*** Information shown
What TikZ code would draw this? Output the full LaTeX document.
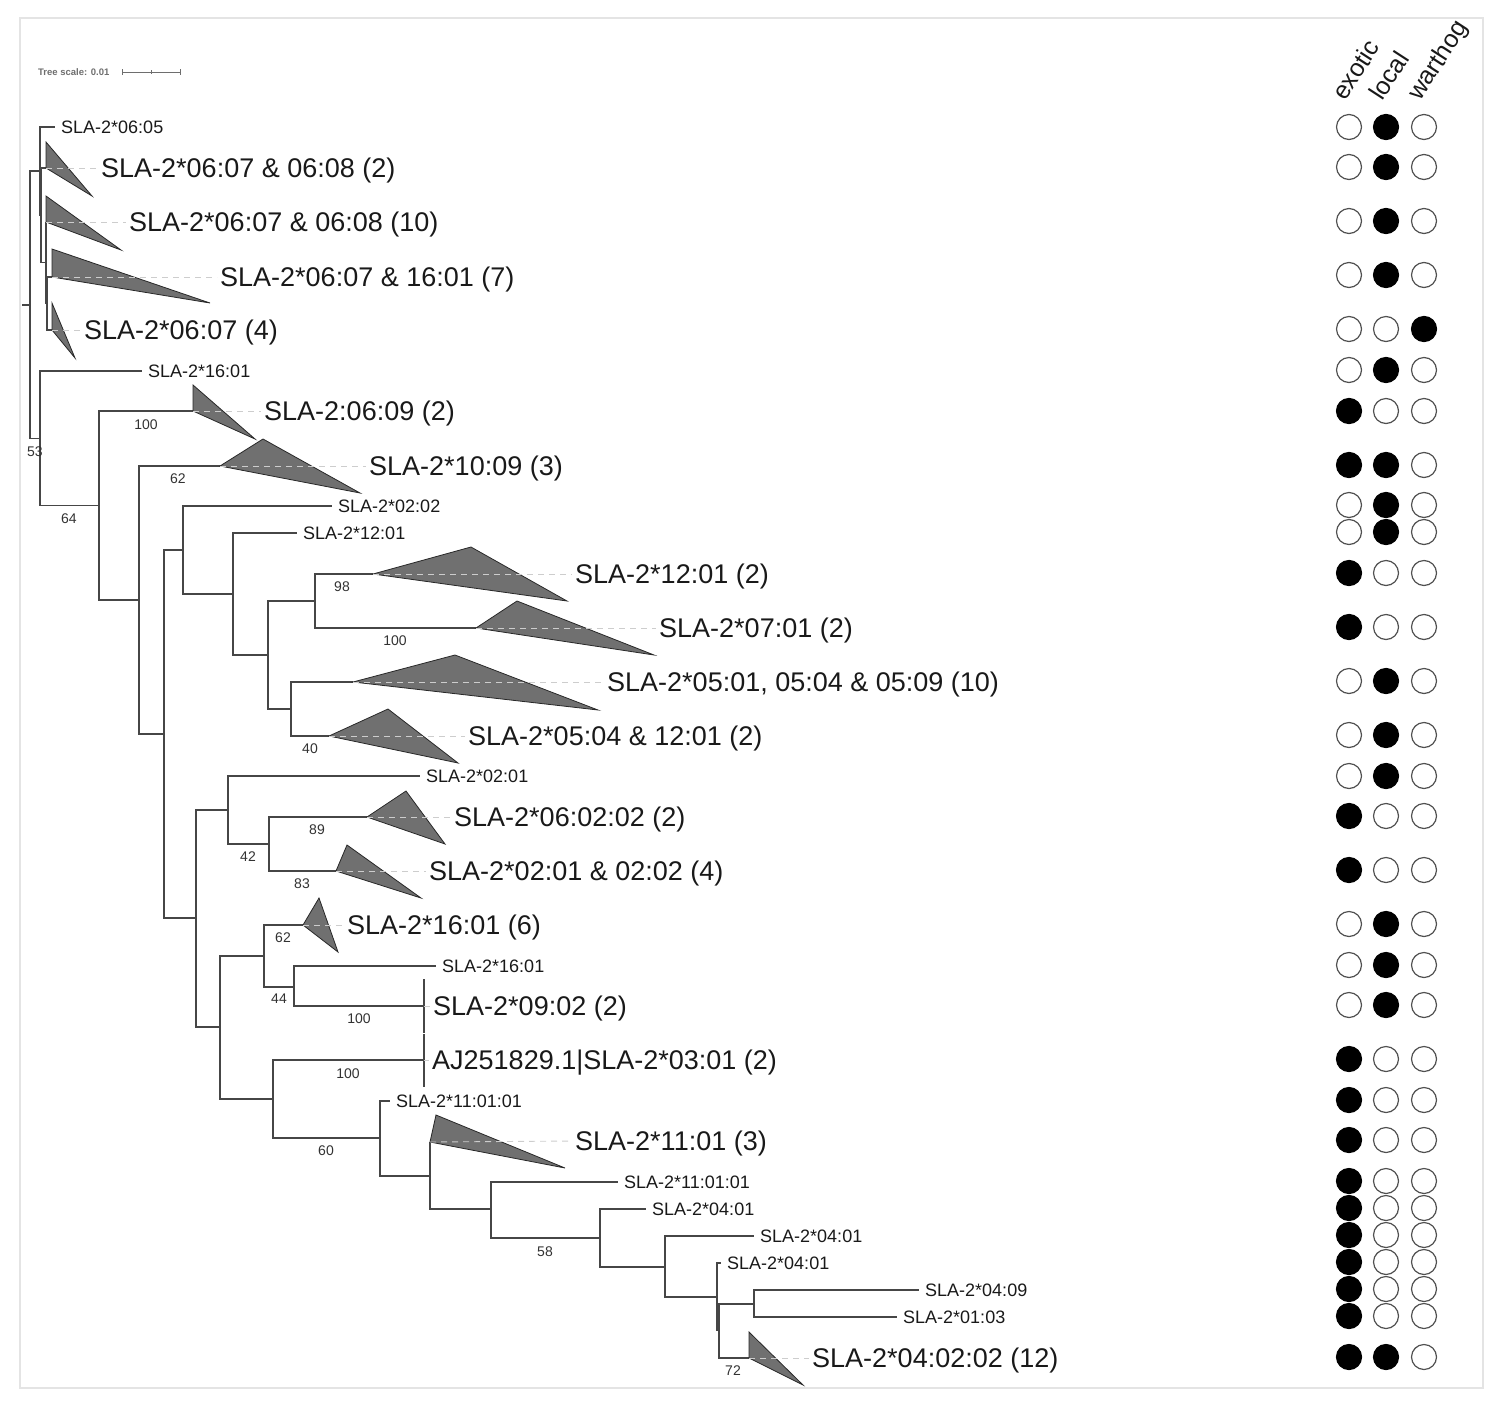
\documentclass[tikz,border=0pt]{standalone}
\usepackage{fontspec}
\setmainfont{Liberation Sans}
\definecolor{brc}{RGB}{70,70,70}
\definecolor{trifill}{RGB}{112,112,112}
\definecolor{tribd}{RGB}{40,40,40}
\definecolor{leadc}{RGB}{205,205,205}
\definecolor{txt}{RGB}{25,25,25}
\definecolor{bsc}{RGB}{50,50,50}
\definecolor{circd}{RGB}{80,80,80}
\definecolor{framec}{RGB}{228,228,228}
\definecolor{scalec}{RGB}{110,110,110}
\begin{document}
\begin{tikzpicture}[x=1pt,y=-1pt,
  br/.style={draw=brc,line width=1.2pt},
  tri/.style={fill=trifill,draw=tribd,line width=0.8pt,line join=miter},
  lead/.style={draw=leadc,dash pattern=on 6pt off 5pt,line width=0.9pt,shorten >=3pt},
  biglbl/.style={anchor=base west,inner sep=0pt,font=\fontsize{27}{30}\selectfont,text=txt,yshift=-9.7pt},
  smalllbl/.style={anchor=base west,inner sep=0pt,font=\fontsize{18}{20}\selectfont,text=txt,yshift=-6.4pt,xshift=6pt},
  bs/.style={anchor=base,inner sep=0pt,font=\fontsize{14}{16}\selectfont,text=bsc,yshift=-5pt},
  hdr/.style={anchor=base west,inner sep=0pt,font=\fontsize{25}{28}\selectfont,text=txt,rotate=57},
  ce/.style={circle,draw=circd,line width=1.2pt,fill=white,minimum size=25pt,inner sep=0pt},
  cf/.style={circle,draw=black,fill=black,line width=1.2pt,minimum size=25pt,inner sep=0pt}]
\useasboundingbox (0,0) rectangle (1500,1406);
\draw[framec,line width=1.5pt] (20,18) rectangle (1483,1388);

% tree scale
\node[anchor=west,inner sep=0pt,font=\fontsize{9.5}{11}\selectfont\bfseries,text=scalec] (scaletxt) at (38,72) {Tree scale: 0.01};
\coordinate (sb1) at (122,72); \coordinate (sb2) at (180,72); \coordinate (sbm) at (151,72);
\draw[scalec,line width=0.9pt] (sb1) -- (sb2);
\draw[scalec,line width=0.9pt] ([yshift=3pt]sb1) -- ([yshift=-3pt]sb1);
\draw[scalec,line width=0.9pt] ([yshift=3pt]sb2) -- ([yshift=-3pt]sb2);
\draw[scalec,line width=0.9pt] ([yshift=2pt]sbm) -- ([yshift=-2pt]sbm);

% internal nodes
\coordinate (root0) at (22,305);
\coordinate (n0) at (30,305);
\coordinate (n1) at (40,171);
\coordinate (n2) at (41,215);
\coordinate (n3) at (46,262.5);
\coordinate (n4) at (47,303);
\coordinate (n5) at (40,438.5);
\coordinate (n6) at (99,505.5);
\coordinate (n7) at (139,600);
\coordinate (n8) at (164,734);
\coordinate (n9) at (183,550);
\coordinate (n10) at (233,594);
\coordinate (n11) at (268,655);
\coordinate (n12) at (315,601);
\coordinate (n13) at (291,709);
\coordinate (n14) at (196,918);
\coordinate (n15) at (228,810);
\coordinate (n16) at (269,844);
\coordinate (n17) at (220,1027);
\coordinate (n18) at (264,956);
\coordinate (n19) at (294,987);
\coordinate (n20) at (273,1099);
\coordinate (n21) at (380,1138);
\coordinate (n22) at (430,1176);
\coordinate (n23) at (491,1209);
\coordinate (n24) at (600,1238);
\coordinate (n25) at (665,1267);
\coordinate (n26) at (717,1297);
\coordinate (n27) at (719,1330);
\coordinate (n28) at (754,1304);

% leaves
\coordinate (l1) at (55,127);
\coordinate (l2) at (142,371);
\coordinate (l3) at (332,506);
\coordinate (l4) at (297,533);
\coordinate (l5) at (420,776);
\coordinate (l6) at (436,966);
\coordinate (l7) at (390,1101);
\coordinate (l8) at (618,1182);
\coordinate (l9) at (646,1209);
\coordinate (l10) at (754,1236);
\coordinate (l11) at (721,1263);
\coordinate (l12) at (919,1290);
\coordinate (l13) at (897,1317);

% collapsed clades: node, top, far, label point
\coordinate (t1n) at (46,168);  \coordinate (t1a) at (46,142);  \coordinate (t1b) at (92,196);  \coordinate (t1L) at (101,168);
\coordinate (t2n) at (46,222);  \coordinate (t2a) at (46,196);  \coordinate (t2b) at (121,250); \coordinate (t2L) at (129,222);
\coordinate (t3n) at (52,277);  \coordinate (t3a) at (52,249);  \coordinate (t3b) at (210,303); \coordinate (t3L) at (220,277);
\coordinate (t4n) at (52,330);  \coordinate (t4a) at (52,303);  \coordinate (t4b) at (75,358);  \coordinate (t4L) at (84,330);
\coordinate (t5n) at (193,411); \coordinate (t5a) at (193,385); \coordinate (t5b) at (255,439); \coordinate (t5L) at (264,411);
\coordinate (t6n) at (220,466); \coordinate (t6a) at (263,439); \coordinate (t6b) at (360,493); \coordinate (t6L) at (369,466);
\coordinate (t7n) at (373,574); \coordinate (t7a) at (471,547); \coordinate (t7b) at (567,601); \coordinate (t7L) at (575,574);
\coordinate (t8n) at (476,628); \coordinate (t8a) at (517,601); \coordinate (t8b) at (654,655); \coordinate (t8L) at (659,628);
\coordinate (t9n) at (353,682); \coordinate (t9a) at (455,655); \coordinate (t9b) at (598,710); \coordinate (t9L) at (607,682);
\coordinate (t10n) at (329,736); \coordinate (t10a) at (388,709); \coordinate (t10b) at (458,763); \coordinate (t10L) at (468,736);
\coordinate (t11n) at (367,817); \coordinate (t11a) at (406,791); \coordinate (t11b) at (445,844); \coordinate (t11L) at (454,817);
\coordinate (t12n) at (336,871); \coordinate (t12a) at (347,845); \coordinate (t12b) at (421,898); \coordinate (t12L) at (429,871);
\coordinate (t13n) at (303,925); \coordinate (t13a) at (319,898); \coordinate (t13b) at (338,952); \coordinate (t13L) at (347,925);
\coordinate (t14n) at (424,1006); \coordinate (t14a) at (424,979); \coordinate (t14b) at (424,1033); \coordinate (t14L) at (433,1006);
\coordinate (t15n) at (424,1060); \coordinate (t15a) at (424,1034); \coordinate (t15b) at (424,1087); \coordinate (t15L) at (432,1060);
\coordinate (t16n) at (430,1142); \coordinate (t16a) at (436,1115); \coordinate (t16b) at (565,1168); \coordinate (t16L) at (575,1141);
\coordinate (t17n) at (749,1358); \coordinate (t17a) at (749,1332); \coordinate (t17b) at (803,1385); \coordinate (t17L) at (812,1358);

% branches
\draw[br] (root0) -- (n0);
\draw[br] (n0) |- (n1); \draw[br] (n0) |- (n5);
\draw[br] (n1) |- (l1); \draw[br] (n1) |- (n2);
\draw[br] (n2) |- (t1n); \draw[br] (n2) |- (n3);
\draw[br] (n3) |- (t2n); \draw[br] (n3) |- (n4);
\draw[br] (n4) |- (t3n); \draw[br] (n4) |- (t4n);
\draw[br] (n5) |- (l2); \draw[br] (n5) |- (n6);
\draw[br] (n6) |- (t5n); \draw[br] (n6) |- (n7);
\draw[br] (n7) |- (t6n); \draw[br] (n7) |- (n8);
\draw[br] (n8) |- (n9); \draw[br] (n8) |- (n14);
\draw[br] (n9) |- (l3); \draw[br] (n9) |- (n10);
\draw[br] (n10) |- (l4); \draw[br] (n10) |- (n11);
\draw[br] (n11) |- (n12); \draw[br] (n11) |- (n13);
\draw[br] (n12) |- (t7n); \draw[br] (n12) |- (t8n);
\draw[br] (n13) |- (t9n); \draw[br] (n13) |- (t10n);
\draw[br] (n14) |- (n15); \draw[br] (n14) |- (n17);
\draw[br] (n15) |- (l5); \draw[br] (n15) |- (n16);
\draw[br] (n16) |- (t11n); \draw[br] (n16) |- (t12n);
\draw[br] (n17) |- (n18); \draw[br] (n17) |- (n20);
\draw[br] (n18) |- (t13n); \draw[br] (n18) |- (n19);
\draw[br] (n19) |- (l6); \draw[br] (n19) |- (t14n);
\draw[br] (n20) |- (t15n); \draw[br] (n20) |- (n21);
\draw[br] (n21) |- (l7); \draw[br] (n21) |- (n22);
\draw[br] (n22) |- (t16n); \draw[br] (n22) |- (n23);
\draw[br] (n23) |- (l8); \draw[br] (n23) |- (n24);
\draw[br] (n24) |- (l9); \draw[br] (n24) |- (n25);
\draw[br] (n25) |- (l10); \draw[br] (n25) |- (n26);
\draw[br] (n26) |- (l11); \draw[br] (n26) |- (n27);
\draw[br] (n27) |- (n28); \draw[br] (n27) |- (t17n);
\draw[br] (n28) |- (l12); \draw[br] (n28) |- (l13);

% triangles
\foreach \k in {1,...,13,16,17}{
  \draw[tri] (t\k n) -- (t\k a) -- (t\k b) -- cycle;
}
\draw[br] (t14a) -- (t14b);
\draw[br] (t15a) -- (t15b);

% leaders
\foreach \k in {1,...,17}{
  \draw[lead] (t\k n) -- (t\k L);
}

% clade labels
\node[biglbl] (c1) at (t1L) {SLA-2*06:07 \& 06:08 (2)};
\node[biglbl] (c2) at (t2L) {SLA-2*06:07 \& 06:08 (10)};
\node[biglbl] (c3) at (t3L) {SLA-2*06:07 \& 16:01 (7)};
\node[biglbl] (c4) at (t4L) {SLA-2*06:07 (4)};
\node[biglbl] (c5) at (t5L) {SLA-2:06:09 (2)};
\node[biglbl] (c6) at (t6L) {SLA-2*10:09 (3)};
\node[biglbl] (c7) at (t7L) {SLA-2*12:01 (2)};
\node[biglbl] (c8) at (t8L) {SLA-2*07:01 (2)};
\node[biglbl] (c9) at (t9L) {SLA-2*05:01, 05:04 \& 05:09 (10)};
\node[biglbl] (c10) at (t10L) {SLA-2*05:04 \& 12:01 (2)};
\node[biglbl] (c11) at (t11L) {SLA-2*06:02:02 (2)};
\node[biglbl] (c12) at (t12L) {SLA-2*02:01 \& 02:02 (4)};
\node[biglbl] (c13) at (t13L) {SLA-2*16:01 (6)};
\node[biglbl] (c14) at (t14L) {SLA-2*09:02 (2)};
\node[biglbl] (c15) at (t15L) {AJ251829.1|SLA-2*03:01 (2)};
\node[biglbl] (c16) at (t16L) {SLA-2*11:01 (3)};
\node[biglbl] (c17) at (t17L) {SLA-2*04:02:02 (12)};

% leaf labels
\node[smalllbl] (s1) at (l1) {SLA-2*06:05};
\node[smalllbl] (s2) at (l2) {SLA-2*16:01};
\node[smalllbl] (s3) at (l3) {SLA-2*02:02};
\node[smalllbl] (s4) at (l4) {SLA-2*12:01};
\node[smalllbl] (s5) at (l5) {SLA-2*02:01};
\node[smalllbl] (s6) at (l6) {SLA-2*16:01};
\node[smalllbl] (s7) at (l7) {SLA-2*11:01:01};
\node[smalllbl] (s8) at (l8) {SLA-2*11:01:01};
\node[smalllbl] (s9) at (l9) {SLA-2*04:01};
\node[smalllbl] (s10) at (l10) {SLA-2*04:01};
\node[smalllbl] (s11) at (l11) {SLA-2*04:01};
\node[smalllbl] (s12) at (l12) {SLA-2*04:09};
\node[smalllbl] (s13) at (l13) {SLA-2*01:03};

% bootstrap values
\node[bs] (b1) at (35,451) {53};
\node[bs] (b2) at (69,518) {64};
\node[bs] (b3) at (146,424) {100};
\node[bs] (b4) at (178,478) {62};
\node[bs] (b5) at (342,586) {98};
\node[bs] (b6) at (395,640) {100};
\node[bs] (b7) at (310,748) {40};
\node[bs] (b8) at (317,829) {89};
\node[bs] (b9) at (248,856) {42};
\node[bs] (b10) at (302,883) {83};
\node[bs] (b11) at (283,937) {62};
\node[bs] (b12) at (279,998) {44};
\node[bs] (b13) at (359,1018) {100};
\node[bs] (b14) at (348,1073) {100};
\node[bs] (b15) at (326,1150) {60};
\node[bs] (b16) at (545,1251) {58};
\node[bs] (b17) at (733,1370) {72};

% header
\node[hdr] (h1) at (1345,102) {exotic};
\node[hdr] (h2) at (1382,102) {local};
\node[hdr] (h3) at (1420,102) {warthog};

% presence circles
\foreach \y/\a/\b/\c [count=\i] in {127/0/1/0,167/0/1/0,221/0/1/0,275/0/1/0,329/0/0/1,370/0/1/0,411/1/0/0,465/1/1/0,505/0/1/0,532/0/1/0,573/1/0/0,627/1/0/0,681/0/1/0,735/0/1/0,776/0/1/0,816/1/0/0,870/1/0/0,924/0/1/0,965/0/1/0,1005/0/1/0,1059/1/0/0,1100/1/0/0,1140/1/0/0,1181/1/0/0,1208/1/0/0,1235/1/0/0,1262/1/0/0,1289/1/0/0,1316/1/0/0,1357/1/1/0}{
  \ifnum\a=1 \node[cf] (e\i) at (1349,\y) {}; \else \node[ce] (e\i) at (1349,\y) {}; \fi
  \ifnum\b=1 \node[cf] (o\i) at (1386,\y) {}; \else \node[ce] (o\i) at (1386,\y) {}; \fi
  \ifnum\c=1 \node[cf] (w\i) at (1424,\y) {}; \else \node[ce] (w\i) at (1424,\y) {}; \fi
}
\end{tikzpicture}
\end{document}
******
Write out, word for word, the lines from the start of the data through the one holding "([yshift=2pt]sbm) -- ([yshift=-2pt]sbm);". Omit pictures.

What TikZ code would draw this? Output the full LaTeX document.
\documentclass[tikz,border=0pt]{standalone}
\usepackage{fontspec}
\setmainfont{Liberation Sans}
\definecolor{brc}{RGB}{70,70,70}
\definecolor{trifill}{RGB}{112,112,112}
\definecolor{tribd}{RGB}{40,40,40}
\definecolor{leadc}{RGB}{205,205,205}
\definecolor{txt}{RGB}{25,25,25}
\definecolor{bsc}{RGB}{50,50,50}
\definecolor{circd}{RGB}{80,80,80}
\definecolor{framec}{RGB}{228,228,228}
\definecolor{scalec}{RGB}{110,110,110}
\begin{document}
\begin{tikzpicture}[x=1pt,y=-1pt,
  br/.style={draw=brc,line width=1.2pt},
  tri/.style={fill=trifill,draw=tribd,line width=0.8pt,line join=miter},
  lead/.style={draw=leadc,dash pattern=on 6pt off 5pt,line width=0.9pt,shorten >=3pt},
  biglbl/.style={anchor=base west,inner sep=0pt,font=\fontsize{27}{30}\selectfont,text=txt,yshift=-9.7pt},
  smalllbl/.style={anchor=base west,inner sep=0pt,font=\fontsize{18}{20}\selectfont,text=txt,yshift=-6.4pt,xshift=6pt},
  bs/.style={anchor=base,inner sep=0pt,font=\fontsize{14}{16}\selectfont,text=bsc,yshift=-5pt},
  hdr/.style={anchor=base west,inner sep=0pt,font=\fontsize{25}{28}\selectfont,text=txt,rotate=57},
  ce/.style={circle,draw=circd,line width=1.2pt,fill=white,minimum size=25pt,inner sep=0pt},
  cf/.style={circle,draw=black,fill=black,line width=1.2pt,minimum size=25pt,inner sep=0pt}]
\useasboundingbox (0,0) rectangle (1500,1406);
\draw[framec,line width=1.5pt] (20,18) rectangle (1483,1388);

% tree scale
\node[anchor=west,inner sep=0pt,font=\fontsize{9.5}{11}\selectfont\bfseries,text=scalec] (scaletxt) at (38,72) {Tree scale: 0.01};
\coordinate (sb1) at (122,72); \coordinate (sb2) at (180,72); \coordinate (sbm) at (151,72);
\draw[scalec,line width=0.9pt] (sb1) -- (sb2);
\draw[scalec,line width=0.9pt] ([yshift=3pt]sb1) -- ([yshift=-3pt]sb1);
\draw[scalec,line width=0.9pt] ([yshift=3pt]sb2) -- ([yshift=-3pt]sb2);
\draw[scalec,line width=0.9pt] ([yshift=2pt]sbm) -- ([yshift=-2pt]sbm);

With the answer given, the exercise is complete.